What if “willful copyright infringement” is found?
If copyright infringement is found during the audit process (aka “software infringement”) then the intellectual property lawyers handling the case will normally start demanding that the officers, directors, and company pay “damages” for what they will usually try to characterize as “willful copyright infringement.” Depending on the situation, the damages can go very high and may not be affordable to the average architect firm, engineer, graphic designer, media company or other entity. This is where looking at all of your applicable insurance policies may come in handy. With some luck, you just might have some IP coverage clauses that will force the insurer to pick up the bill.
What are the typical damages where there is significant software piracy?
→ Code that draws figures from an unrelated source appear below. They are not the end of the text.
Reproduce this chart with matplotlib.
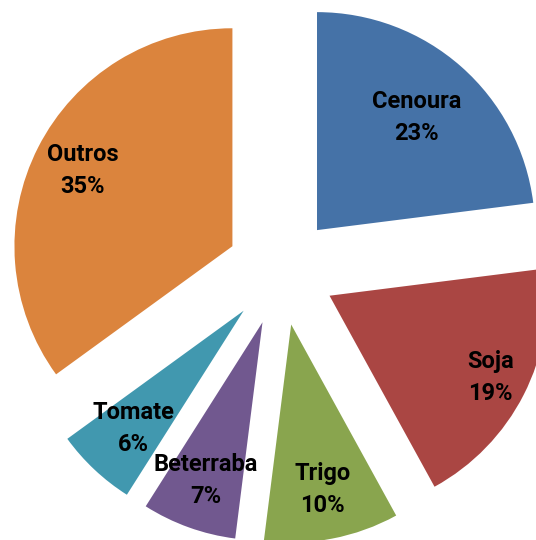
import numpy as np
import matplotlib.pyplot as plt

# Share of each crop
labels = ['Cenoura', 'Soja', 'Trigo', 'Beterraba', 'Tomate', 'Outros']
values = [23, 19, 10, 7, 6, 35]
colors = ['#4572A7', '#AA4643', '#89A54E', '#71588F', '#4198AF', '#DB843D']
# distance of each label from the wedge tip (fraction of radius)
label_dist = [0.69, 0.83, 0.77, 0.77, 0.74, 0.77]

explode_frac = 0.25

fig = plt.figure(figsize=(5.36, 5.40), dpi=100)
ax = fig.add_axes([0, 0, 1, 1])
wedges, _ = ax.pie(values, colors=colors, startangle=90, counterclock=False,
                   explode=[explode_frac] * len(values), radius=1.0)

for w, name, v, d in zip(wedges, labels, values, label_dist):
    mid = np.deg2rad((w.theta1 + w.theta2) / 2)
    cx, cy = w.center
    x = cx + d * np.cos(mid)
    y = cy + d * np.sin(mid)
    ax.text(x, y, f'{name}\n{v}%', ha='center', va='center',
            fontsize=17, fontweight='bold', linespacing=1.5,
            family=['Roboto', 'Liberation Sans', 'DejaVu Sans'])

ax.set_xlim(-1.289, 1.170)
ax.set_ylim(-1.234, 1.243)
ax.axis('off')
fig.savefig('out.png', dpi=100)
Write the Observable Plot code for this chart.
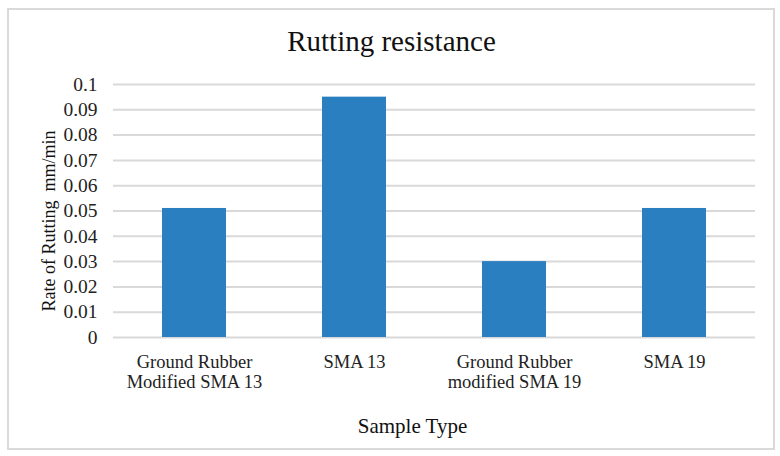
<!DOCTYPE html>
<html>
<head>
<meta charset="utf-8">
<script src="https://cdn.jsdelivr.net/npm/d3@7"></script>
<script src="https://cdn.jsdelivr.net/npm/@observablehq/plot@0.6"></script>
<style>
  html, body { margin: 0; padding: 0; background: #fff; }
  #wrap { position: relative; width: 780px; height: 456px; }
  #border { position: absolute; left: 7px; top: 8px; width: 764px; height: 438px; border: 2px solid #d9d9d9; box-sizing: content-box; }
  #chart { position: absolute; left: 0; top: 0; }
</style>
</head>
<body>
<div id="wrap"><div id="border"></div><div id="chart"></div></div>
<script>
const categories = ["Ground Rubber\nModified SMA 13", "SMA 13", "Ground Rubber\nmodified SMA 19", "SMA 19"];
const values = [0.051, 0.095, 0.030, 0.051];
const yTicks = [0, 0.01, 0.02, 0.03, 0.04, 0.05, 0.06, 0.07, 0.08, 0.09, 0.1];
const title = "Rutting resistance";
const xLabel = "Sample Type";
const yLabel = "Rate of Rutting  mm/min";

const data = categories.map((c, i) => ({category: c, value: values[i]}));
const font = "'Liberation Serif', 'Times New Roman', serif";

const chart = Plot.plot({
  width: 780,
  height: 456,
  marginLeft: 113,
  marginRight: 25,
  marginTop: 84,
  marginBottom: 119,
  style: {fontFamily: font, fontSize: "18px", color: "#222", background: "transparent"},
  x: {domain: categories, paddingInner: 0.6, paddingOuter: 0.3, label: null},
  y: {domain: [0, 0.1], label: null},
  marks: [
    Plot.gridY(yTicks, {stroke: "#d9d9d9", strokeOpacity: 1, strokeWidth: 2}),
    Plot.barY(data, {x: "category", y: "value", fill: "#2a7fc1"}),
    Plot.axisY(yTicks, {tickSize: 0, tickPadding: 16, fontSize: 19.5, tickFormat: d => String(+d.toFixed(2))}),
    Plot.axisX({tickSize: 0, tickPadding: 16, fontSize: 18.5, lineHeight: 1.08, label: null}),
    Plot.text([title], {frameAnchor: "top", lineAnchor: "middle", dy: -43, dx: -43, fontSize: 29, fill: "#111"}),
    Plot.text([xLabel], {frameAnchor: "bottom", lineAnchor: "middle", dy: 89, dx: -22, fontSize: 21, fill: "#111"}),
    Plot.text([yLabel], {frameAnchor: "left", textAnchor: "middle", dx: -64, dy: 10, rotate: -90, fontSize: 18, fill: "#111"})
  ]
});
document.getElementById("chart").appendChild(chart);
</script>
</body>
</html>
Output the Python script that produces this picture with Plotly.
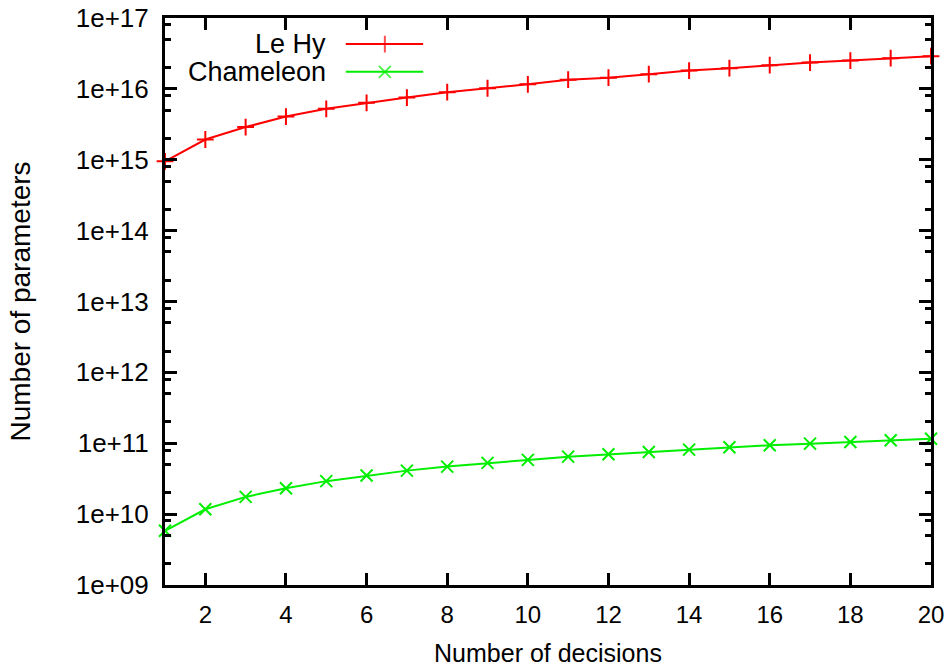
import plotly.graph_objects as go

decisions = list(range(1, 21))
le_hy = [9.5e14, 1.93e15, 2.89e15, 4.07e15, 5.23e15, 6.35e15, 7.54e15, 8.99e15, 1.02e16, 1.16e16,
         1.35e16, 1.44e16, 1.61e16, 1.81e16, 1.96e16, 2.16e16, 2.35e16, 2.51e16, 2.71e16, 2.89e16]
chameleon = [5.82e9, 1.17e10, 1.75e10, 2.32e10, 2.92e10, 3.5e10, 4.11e10, 4.68e10, 5.28e10, 5.82e10,
             6.47e10, 7.0e10, 7.54e10, 8.13e10, 8.79e10, 9.38e10, 9.87e10, 1.04e11, 1.1e11, 1.16e11]

y_tickvals = [1e9, 1e10, 1e11, 1e12, 1e13, 1e14, 1e15, 1e16, 1e17]
y_ticktext = ["1e+09", "1e+10", "1e+11", "1e+12", "1e+13", "1e+14", "1e+15", "1e+16", "1e+17"]
y_minor = [m * 10 ** e for e in range(9, 17) for m in (2, 5, 8)]
x_tickvals = [2, 4, 6, 8, 10, 12, 14, 16, 18, 20]

RED = "#ff0000"
GREEN = "#00ee00"
FONT = "Liberation Sans, Arial, sans-serif"

fig = go.Figure()
fig.add_trace(go.Scatter(x=decisions, y=le_hy, mode="lines+markers", name="Le Hy",
                         line=dict(color=RED, width=2),
                         marker=dict(symbol="cross-thin-open", size=12, line=dict(color=RED, width=2)),
                         cliponaxis=False, showlegend=False))
fig.add_trace(go.Scatter(x=decisions, y=chameleon, mode="lines+markers", name="Chameleon",
                         line=dict(color=GREEN, width=2),
                         marker=dict(symbol="x-thin-open", size=12, line=dict(color=GREEN, width=2)),
                         cliponaxis=False, showlegend=False))

# manual gnuplot-style key (text left, sample right) on a hidden overlay axis
key_names = ["Le Hy", "Chameleon"]
key_colors = [RED, GREEN]
key_symbols = ["cross-thin-open", "x-thin-open"]
key_y = [0.954, 0.905]
for name, col, sym, ky in zip(key_names, key_colors, key_symbols, key_y):
    fig.add_trace(go.Scatter(x=[0.236, 0.287, 0.337], y=[ky, ky, ky], mode="lines+markers",
                             xaxis="x3", yaxis="y3", showlegend=False, hoverinfo="skip",
                             line=dict(color=col, width=2),
                             marker=dict(symbol=sym, size=[0, 12, 0], line=dict(color=col, width=2))))
    fig.add_annotation(x=0.213, y=ky, xref="paper", yref="paper", text=name, showarrow=False,
                       xanchor="right", yanchor="middle", font=dict(family=FONT, size=27, color="#000"))

fig.update_layout(
    width=950, height=668,
    margin=dict(l=165, r=19, t=18, b=83, autoexpand=False),
    paper_bgcolor="white", plot_bgcolor="white",
    font=dict(family=FONT, size=24, color="#000"),
    xaxis=dict(range=[1, 20], tickmode="array", tickvals=x_tickvals, ticks="inside", ticklen=12,
               tickwidth=2.5, tickcolor="#000", showline=True, linecolor="#000", linewidth=3,
               mirror="allticks", showgrid=False, zeroline=False, ticklabelstandoff=6,
               automargin=False, ticklabeloverflow="allow", tickfont=dict(family=FONT, size=24),
               title=dict(text="Number of decisions", font=dict(family=FONT, size=25), standoff=18)),
    yaxis=dict(type="log", range=[9, 17], tickmode="array", tickvals=y_tickvals, ticktext=y_ticktext,
               ticks="inside", ticklen=12, tickwidth=2.5, tickcolor="#000", showline=True,
               linecolor="#000", linewidth=3, mirror="allticks", showgrid=False, zeroline=False,
               ticklabelstandoff=8, automargin=False, ticklabeloverflow="allow",
               tickfont=dict(family=FONT, size=26),
               minor=dict(tickmode="array", tickvals=y_minor, ticks="inside", ticklen=6,
                          tickwidth=2.5, tickcolor="#000", showgrid=False),
               title=dict(text="Number of parameters", font=dict(family=FONT, size=28), standoff=37)),
    xaxis3=dict(overlaying="x", range=[0, 1], visible=False, fixedrange=True),
    yaxis3=dict(overlaying="y", range=[0, 1], visible=False, fixedrange=True),
    showlegend=False,
    hovermode=False,
)

# remove the default 8px page margin so the 950x668 figure fills the window exactly
fig.write_html("out.html",
               config={"displayModeBar": False},
               post_script="document.body.style.margin='0px';document.body.style.overflow='hidden';")
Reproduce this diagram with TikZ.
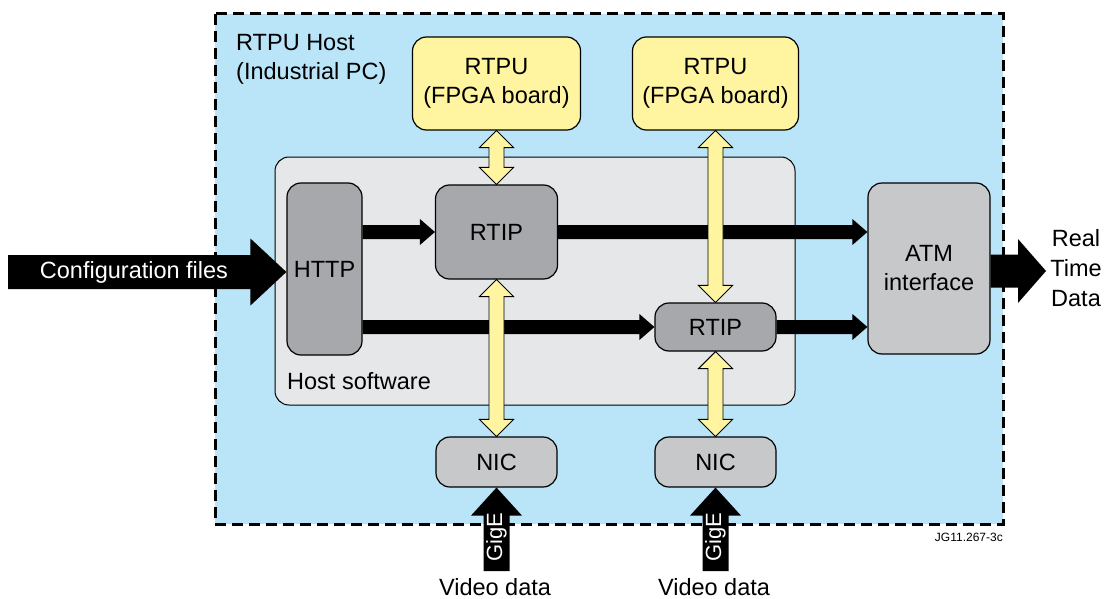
\documentclass[tikz,border=0pt]{standalone}
\usepackage{fontspec}
\setmainfont{Liberation Sans}
\usetikzlibrary{calc}
\definecolor{hostblue}{RGB}{186,228,248}
\definecolor{fpgayellow}{RGB}{255,245,160}
\definecolor{swgrey}{RGB}{230,231,233}
\definecolor{darkbox}{RGB}{167,168,172}
\definecolor{lightbox}{RGB}{199,200,202}
% horizontal block arrow: from, to, shaft half, head half, head length
\newcommand\hblock[5]{%
  \fill ($(#1)+(0,-#3)$) -- ($(#2)+(-#5,-#3)$) -- ($(#2)+(-#5,-#4)$) -- (#2)
    -- ($(#2)+(-#5,#4)$) -- ($(#2)+(-#5,#3)$) -- ($(#1)+(0,#3)$) -- cycle;}
% upward block arrow: from (bottom), to (top)
\newcommand\ublock[5]{%
  \fill ($(#1)+(-#3,0)$) -- ($(#2)+(-#3,#5)$) -- ($(#2)+(-#4,#5)$) -- (#2)
    -- ($(#2)+(#4,#5)$) -- ($(#2)+(#3,#5)$) -- ($(#1)+(#3,0)$) -- cycle;}
% vertical double arrow (yellow): top, bottom
\newcommand\vdarrow[2]{%
  \draw[yarrow] (#1) -- ++(-17,17) -- ++(9.5,0) -- ($(#2)+(-7.5,-17)$) -- ++(-9.5,0)
    -- (#2) -- ++(17,-17) -- ++(-9.5,0) -- ($(#1)+(7.5,17)$) -- ++(9.5,0) -- cycle;}
\begin{document}
\begin{tikzpicture}[x=1pt,y=-1pt,
  every node/.style={font=\fontsize{23.5}{29}\selectfont, inner sep=0pt},
  boxbase/.style={draw=black, line width=1.2pt, rounded corners=14pt, align=center},
  fpga/.style={boxbase, fill=fpgayellow},
  darkproc/.style={boxbase, fill=darkbox},
  lightproc/.style={boxbase, fill=lightbox},
  yarrow/.style={draw=black, fill=fpgayellow, line width=0.9pt, line join=miter},
]
\useasboundingbox (0,0) rectangle (1110,599);
% outer host box
\path[fill=hostblue] (215,14) rectangle (1003,524);
\draw[line width=3pt, dash pattern=on 11pt off 6pt] (215,14) rectangle (1003,524);
\node[anchor=west, align=left] (hostlbl) at (236,59) {RTPU Host\\(Industrial PC)};
% host software
\node[boxbase, fill=swgrey, line width=1pt, minimum width=520, minimum height=248] (hostsw) at (535,281) {};
\node[anchor=west] (swlbl) at (287,381) {Host software};
% boxes
\node[fpga, minimum width=168, minimum height=93] (y1) at (496.5,83.5) {RTPU\\(FPGA board)};
\node[fpga, minimum width=166, minimum height=93] (y2) at (715.5,83.5) {RTPU\\(FPGA board)};
\node[darkproc, minimum width=75, minimum height=172] (http) at (324.5,269) {HTTP};
\node[darkproc, minimum width=122, minimum height=94] (r1) at (496.5,232) {RTIP};
\node[darkproc, minimum width=121, minimum height=48] (r2) at (715.5,327) {RTIP};
\node[lightproc, minimum width=122, minimum height=171] (atm) at (929,268.5) {ATM\\interface};
\node[lightproc, minimum width=121, minimum height=50] (nic1) at (496.5,462) {NIC};
\node[lightproc, minimum width=121, minimum height=50] (nic2) at (715.5,462) {NIC};
% black internal arrows
\coordinate (a1) at (http.east |- r1.west);
\coordinate (a2) at (http.east |- r2.west);
\coordinate (b1) at (r1.east -| atm.west);
\coordinate (b2) at (r2.east -| atm.west);
\hblock{a1}{r1.west}{7}{13}{15}
\hblock{a2}{r2.west}{7}{13}{15}
\hblock{r1.east}{b1}{7}{13}{15}
\hblock{r2.east}{b2}{7}{13}{15}
% yellow double arrows
\vdarrow{y1.south}{r1.north}
\vdarrow{r1.south}{nic1.north}
\vdarrow{y2.south}{r2.north}
\vdarrow{r2.south}{nic2.north}
% configuration input
\coordinate (cfgin) at (8,272);
\coordinate (cfgend) at (http.west |- cfgin);
\hblock{cfgin}{cfgend}{17}{33.5}{36}
\node[text=white] (cfglbl) at (134,272) {Configuration files};
% output
\coordinate (rtout) at (1046,271);
\coordinate (atmout) at (atm.east |- rtout);
\hblock{atmout}{rtout}{16.5}{32}{28}
\node[align=center, font=\fontsize{23.5}{30}\selectfont] (rtd) at (1076,268.5) {Real\\Time\\Data};
% GigE inputs
\coordinate (g1) at (nic1.south |- 0,571);
\coordinate (g2) at (nic2.south |- 0,571);
\ublock{g1}{nic1.south}{13}{25.5}{28}
\ublock{g2}{nic2.south}{13}{25.5}{28}
\node[text=white, rotate=90, font=\fontsize{22}{26}\selectfont] (gig1) at (496.5,537) {GigE};
\node[text=white, rotate=90, font=\fontsize{22}{26}\selectfont] (gig2) at (715.5,537) {GigE};
\node (vd1) at (495,587) {Video data};
\node (vd2) at (714,587) {Video data};
% reference code
\node[anchor=east, font=\fontsize{12}{14}\selectfont] (jg) at (1003,537) {JG11.267-3c};
\end{tikzpicture}
\end{document}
Again, this will depend on the nature and extent of the infringement and which software is alleged to have been infringed. Some software is more expensive than others. For example, Microsoft office infringement, or Visio, or a few missing CAL licenses may only wind up costing a few thousand. Whereas a large number of shortages for Autodesk (for example their AutoCad or Revit product), could win up costing you thousands of dollars for EACH copy illegally used. In some BSA cases, legal demands for missing licenses of Office products, servers, or windows could result in legal demands exceeding a half a million dollars. Click here for more information on “unbundling damages” and “infringement multipliers.”
Does your insurance company have to pay for your losses under a policy of insurance?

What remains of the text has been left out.